Data section —
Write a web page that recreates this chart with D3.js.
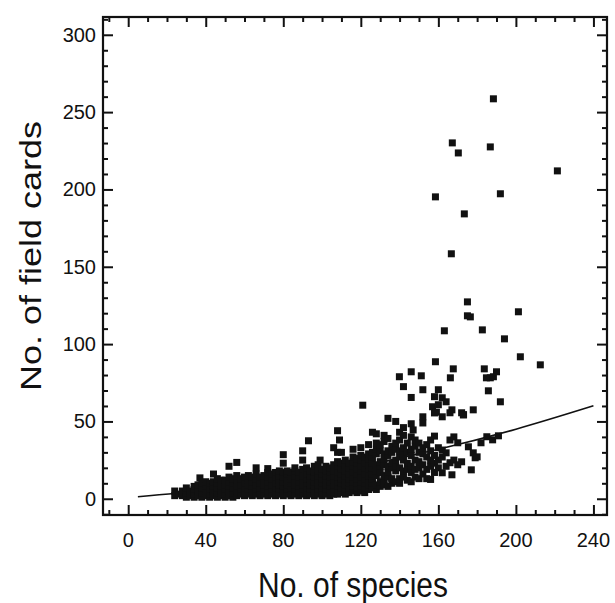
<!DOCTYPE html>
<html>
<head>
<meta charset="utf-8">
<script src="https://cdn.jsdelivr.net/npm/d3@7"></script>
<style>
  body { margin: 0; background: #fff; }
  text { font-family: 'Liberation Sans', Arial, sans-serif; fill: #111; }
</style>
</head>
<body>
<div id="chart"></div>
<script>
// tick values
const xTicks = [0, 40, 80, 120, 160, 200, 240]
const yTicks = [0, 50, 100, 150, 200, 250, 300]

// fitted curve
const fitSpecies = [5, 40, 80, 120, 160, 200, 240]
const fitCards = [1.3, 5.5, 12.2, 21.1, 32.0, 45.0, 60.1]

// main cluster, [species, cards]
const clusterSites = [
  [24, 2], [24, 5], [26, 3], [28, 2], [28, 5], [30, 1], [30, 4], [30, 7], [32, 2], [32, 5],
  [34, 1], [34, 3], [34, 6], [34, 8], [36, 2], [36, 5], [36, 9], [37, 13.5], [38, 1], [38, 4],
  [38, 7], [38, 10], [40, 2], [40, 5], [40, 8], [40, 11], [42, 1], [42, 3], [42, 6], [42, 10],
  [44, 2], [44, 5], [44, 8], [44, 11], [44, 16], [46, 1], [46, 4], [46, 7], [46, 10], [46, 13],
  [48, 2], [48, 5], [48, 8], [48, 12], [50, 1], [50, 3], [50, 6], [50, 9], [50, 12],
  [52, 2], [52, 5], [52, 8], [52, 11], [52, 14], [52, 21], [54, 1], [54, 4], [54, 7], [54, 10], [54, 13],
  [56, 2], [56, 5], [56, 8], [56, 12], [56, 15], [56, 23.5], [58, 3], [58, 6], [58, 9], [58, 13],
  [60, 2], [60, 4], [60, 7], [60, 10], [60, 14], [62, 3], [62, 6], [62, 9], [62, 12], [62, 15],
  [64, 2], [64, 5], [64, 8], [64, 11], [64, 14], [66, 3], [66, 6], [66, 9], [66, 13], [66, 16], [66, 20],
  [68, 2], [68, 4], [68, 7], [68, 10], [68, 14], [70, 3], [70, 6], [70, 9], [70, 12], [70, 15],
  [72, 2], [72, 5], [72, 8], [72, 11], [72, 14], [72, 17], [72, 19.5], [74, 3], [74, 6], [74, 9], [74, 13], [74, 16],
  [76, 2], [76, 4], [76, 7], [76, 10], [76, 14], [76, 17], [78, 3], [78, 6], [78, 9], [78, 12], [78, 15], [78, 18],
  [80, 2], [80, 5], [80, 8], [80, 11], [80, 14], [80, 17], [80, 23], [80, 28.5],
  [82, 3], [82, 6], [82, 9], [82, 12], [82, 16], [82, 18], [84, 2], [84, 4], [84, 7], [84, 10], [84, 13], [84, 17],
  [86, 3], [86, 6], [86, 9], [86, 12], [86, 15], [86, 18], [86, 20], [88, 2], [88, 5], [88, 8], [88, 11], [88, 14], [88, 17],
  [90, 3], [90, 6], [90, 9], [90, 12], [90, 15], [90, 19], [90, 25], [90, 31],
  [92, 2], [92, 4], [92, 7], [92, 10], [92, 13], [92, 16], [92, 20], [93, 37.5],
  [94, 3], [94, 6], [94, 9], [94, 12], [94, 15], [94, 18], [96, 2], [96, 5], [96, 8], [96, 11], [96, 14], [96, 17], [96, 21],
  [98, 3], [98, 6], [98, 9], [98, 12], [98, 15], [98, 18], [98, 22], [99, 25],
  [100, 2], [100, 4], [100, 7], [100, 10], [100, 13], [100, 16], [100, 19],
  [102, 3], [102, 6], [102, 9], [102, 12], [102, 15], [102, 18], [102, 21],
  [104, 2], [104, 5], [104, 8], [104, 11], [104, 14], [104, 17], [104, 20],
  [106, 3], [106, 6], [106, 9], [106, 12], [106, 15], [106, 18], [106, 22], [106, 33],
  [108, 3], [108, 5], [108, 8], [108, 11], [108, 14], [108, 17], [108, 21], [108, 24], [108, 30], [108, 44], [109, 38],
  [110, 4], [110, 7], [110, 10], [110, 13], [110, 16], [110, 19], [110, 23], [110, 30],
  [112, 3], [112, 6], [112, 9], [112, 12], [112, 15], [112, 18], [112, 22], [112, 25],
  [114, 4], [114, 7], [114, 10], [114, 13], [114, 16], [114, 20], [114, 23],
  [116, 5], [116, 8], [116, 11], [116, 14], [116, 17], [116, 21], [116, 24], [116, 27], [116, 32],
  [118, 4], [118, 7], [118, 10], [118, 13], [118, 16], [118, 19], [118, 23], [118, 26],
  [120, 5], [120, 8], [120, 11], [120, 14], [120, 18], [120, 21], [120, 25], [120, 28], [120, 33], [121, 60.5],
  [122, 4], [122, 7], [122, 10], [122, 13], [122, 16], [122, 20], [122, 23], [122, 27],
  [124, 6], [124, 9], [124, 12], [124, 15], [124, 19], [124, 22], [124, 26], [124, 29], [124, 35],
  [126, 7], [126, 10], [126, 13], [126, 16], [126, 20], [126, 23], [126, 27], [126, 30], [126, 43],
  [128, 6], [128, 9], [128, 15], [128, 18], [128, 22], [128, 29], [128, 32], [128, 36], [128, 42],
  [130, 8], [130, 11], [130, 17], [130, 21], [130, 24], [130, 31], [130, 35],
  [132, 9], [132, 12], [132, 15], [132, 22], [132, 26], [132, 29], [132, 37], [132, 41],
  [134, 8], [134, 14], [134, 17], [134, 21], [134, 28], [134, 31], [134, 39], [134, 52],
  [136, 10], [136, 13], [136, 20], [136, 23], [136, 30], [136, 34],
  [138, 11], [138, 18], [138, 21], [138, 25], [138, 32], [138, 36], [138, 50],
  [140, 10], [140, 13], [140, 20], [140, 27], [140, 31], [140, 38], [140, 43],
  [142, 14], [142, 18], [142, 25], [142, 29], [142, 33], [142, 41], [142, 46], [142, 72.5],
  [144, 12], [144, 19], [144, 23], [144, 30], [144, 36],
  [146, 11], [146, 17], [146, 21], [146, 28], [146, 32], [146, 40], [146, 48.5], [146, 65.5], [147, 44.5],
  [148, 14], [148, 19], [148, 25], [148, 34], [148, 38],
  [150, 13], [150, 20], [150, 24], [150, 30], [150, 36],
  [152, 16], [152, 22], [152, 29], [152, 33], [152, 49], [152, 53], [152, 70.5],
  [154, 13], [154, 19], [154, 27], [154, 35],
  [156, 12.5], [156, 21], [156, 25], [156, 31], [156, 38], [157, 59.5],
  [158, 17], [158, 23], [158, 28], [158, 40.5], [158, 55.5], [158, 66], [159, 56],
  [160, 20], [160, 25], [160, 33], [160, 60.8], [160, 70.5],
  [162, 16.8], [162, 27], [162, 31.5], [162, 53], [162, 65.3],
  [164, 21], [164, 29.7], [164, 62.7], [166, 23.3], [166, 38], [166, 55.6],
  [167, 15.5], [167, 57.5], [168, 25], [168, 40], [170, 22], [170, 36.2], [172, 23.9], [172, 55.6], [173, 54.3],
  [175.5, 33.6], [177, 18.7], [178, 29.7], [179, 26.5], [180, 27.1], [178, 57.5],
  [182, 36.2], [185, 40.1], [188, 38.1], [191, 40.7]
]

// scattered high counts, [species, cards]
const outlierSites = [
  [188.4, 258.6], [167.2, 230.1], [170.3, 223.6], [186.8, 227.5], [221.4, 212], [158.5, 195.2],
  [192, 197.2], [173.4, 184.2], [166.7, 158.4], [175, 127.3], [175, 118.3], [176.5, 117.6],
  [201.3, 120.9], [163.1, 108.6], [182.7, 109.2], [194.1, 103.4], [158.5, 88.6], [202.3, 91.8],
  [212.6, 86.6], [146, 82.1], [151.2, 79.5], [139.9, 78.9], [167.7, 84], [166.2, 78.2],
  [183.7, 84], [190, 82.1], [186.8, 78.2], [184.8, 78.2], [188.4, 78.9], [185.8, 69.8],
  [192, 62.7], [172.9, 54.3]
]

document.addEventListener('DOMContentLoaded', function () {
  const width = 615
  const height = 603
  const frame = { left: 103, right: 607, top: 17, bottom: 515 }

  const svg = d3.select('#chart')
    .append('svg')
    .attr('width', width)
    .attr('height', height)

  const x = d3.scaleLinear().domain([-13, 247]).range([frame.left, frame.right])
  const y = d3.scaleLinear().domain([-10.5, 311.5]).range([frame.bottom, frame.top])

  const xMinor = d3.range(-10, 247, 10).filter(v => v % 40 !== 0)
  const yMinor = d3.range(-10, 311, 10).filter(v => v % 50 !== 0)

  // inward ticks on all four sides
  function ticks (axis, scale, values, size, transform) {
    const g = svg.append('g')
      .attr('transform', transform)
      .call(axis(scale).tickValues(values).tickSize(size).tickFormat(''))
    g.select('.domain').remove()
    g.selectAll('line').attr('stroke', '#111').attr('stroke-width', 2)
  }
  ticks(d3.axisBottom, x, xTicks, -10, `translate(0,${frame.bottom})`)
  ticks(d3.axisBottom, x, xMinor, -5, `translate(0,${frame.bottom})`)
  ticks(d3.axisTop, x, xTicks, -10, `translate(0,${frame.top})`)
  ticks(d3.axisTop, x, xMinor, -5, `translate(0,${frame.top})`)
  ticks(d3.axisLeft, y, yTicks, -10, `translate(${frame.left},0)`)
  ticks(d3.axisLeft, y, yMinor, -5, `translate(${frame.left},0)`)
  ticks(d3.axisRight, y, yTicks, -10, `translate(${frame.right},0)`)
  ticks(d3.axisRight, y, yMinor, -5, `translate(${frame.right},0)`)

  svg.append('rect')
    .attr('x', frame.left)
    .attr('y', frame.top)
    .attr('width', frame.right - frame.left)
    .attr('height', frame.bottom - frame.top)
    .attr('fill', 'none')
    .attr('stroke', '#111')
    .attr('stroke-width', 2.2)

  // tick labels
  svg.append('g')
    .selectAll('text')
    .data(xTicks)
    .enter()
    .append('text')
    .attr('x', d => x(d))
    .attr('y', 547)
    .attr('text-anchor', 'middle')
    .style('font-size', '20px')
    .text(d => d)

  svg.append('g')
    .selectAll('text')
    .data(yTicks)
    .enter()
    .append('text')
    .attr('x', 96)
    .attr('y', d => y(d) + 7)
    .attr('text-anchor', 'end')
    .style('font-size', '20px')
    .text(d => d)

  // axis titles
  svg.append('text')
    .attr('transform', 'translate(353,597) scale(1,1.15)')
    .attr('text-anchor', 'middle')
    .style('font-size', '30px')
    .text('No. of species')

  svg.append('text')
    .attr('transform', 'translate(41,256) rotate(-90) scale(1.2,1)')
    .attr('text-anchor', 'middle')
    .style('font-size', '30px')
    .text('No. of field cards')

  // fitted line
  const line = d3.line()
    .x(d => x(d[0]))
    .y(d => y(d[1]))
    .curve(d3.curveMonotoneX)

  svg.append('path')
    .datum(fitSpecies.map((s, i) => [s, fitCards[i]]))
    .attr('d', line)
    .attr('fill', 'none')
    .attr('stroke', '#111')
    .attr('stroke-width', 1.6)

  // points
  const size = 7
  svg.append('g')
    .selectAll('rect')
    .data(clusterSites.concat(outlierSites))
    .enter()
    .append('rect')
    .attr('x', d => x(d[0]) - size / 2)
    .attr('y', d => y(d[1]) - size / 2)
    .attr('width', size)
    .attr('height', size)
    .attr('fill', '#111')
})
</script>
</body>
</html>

Challenge — Print, exactly as written, the lines above from the first one to the one containing "const fitCards = [1.3, 5.5, 12.2, 21.1, 32.0, 45.0, 60.1]". Leave out pictures.

Answer —
Write a web page that recreates this chart with D3.js.
<!DOCTYPE html>
<html>
<head>
<meta charset="utf-8">
<script src="https://cdn.jsdelivr.net/npm/d3@7"></script>
<style>
  body { margin: 0; background: #fff; }
  text { font-family: 'Liberation Sans', Arial, sans-serif; fill: #111; }
</style>
</head>
<body>
<div id="chart"></div>
<script>
// tick values
const xTicks = [0, 40, 80, 120, 160, 200, 240]
const yTicks = [0, 50, 100, 150, 200, 250, 300]

// fitted curve
const fitSpecies = [5, 40, 80, 120, 160, 200, 240]
const fitCards = [1.3, 5.5, 12.2, 21.1, 32.0, 45.0, 60.1]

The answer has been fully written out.